Reflection on 14th Sunday: 7 July 2019

One word that occurs in all three readings today is “peace”. Isaiah speaks of God sending “flowing peace, like a river”. Paul speaks of the peace and mercy that come to all who become “an altogether new creature”, a genuinely transformed person in the image of Jesus. And, in the Gospel, Jesus tells his disciples to bring peace with them to every house they enter. This peace is not dependent on outside circumstances. It can exist even when we are surrounded by storms. It is the peace Jesus experienced after his prayer in the garden. It is the peace that Paul experiences, even though he has had his share of the “cross of our Lord Jesus Christ” and bears in his own body the marks of Jesus’ pain and suffering.
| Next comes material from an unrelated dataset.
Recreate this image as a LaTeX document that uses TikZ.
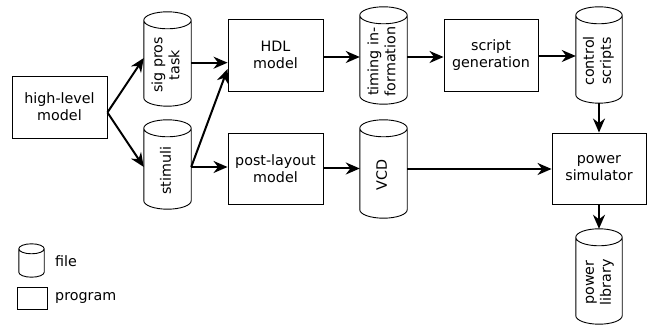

What is this peace? “When we keep our spiritual centre, our spiritual ground; when we know what is essential i.e. to know who we really are at our deepest level, then we experience true peace. Only then can we share what we have to offer.”

R.Rohr

We are called today to become labourers with Jesus in the harvest that is the society in which we live. It is a society that seems so rich and prosperous and yet is so impoverished of the security and peace it so frenetically seeks to find. We are called today to labour so that our society may be gradually transformed into a place where the values of the Gospel, often so little understood even by ourselves, will prevail.

Christianity is not an end in itself. It is simply a very effective way of becoming that altogether new kind of human person that Jesus and Paul speak about. This new person has a deep sense of both God’s utter transcendence and utter immanence, the God who constantly calls us beyond where we are and who, at the same time, deeply penetrates our being and our every experience. This new person lives a life of perfect integrity and truth, a life of deep compassion and concern. This new person lives in freedom and peace.

Living Space / Sacred Space

“Let there be an opening into the quiet that lies beneath the chaos, where you find the peace you did not think possible and see what shimmers within the storm.”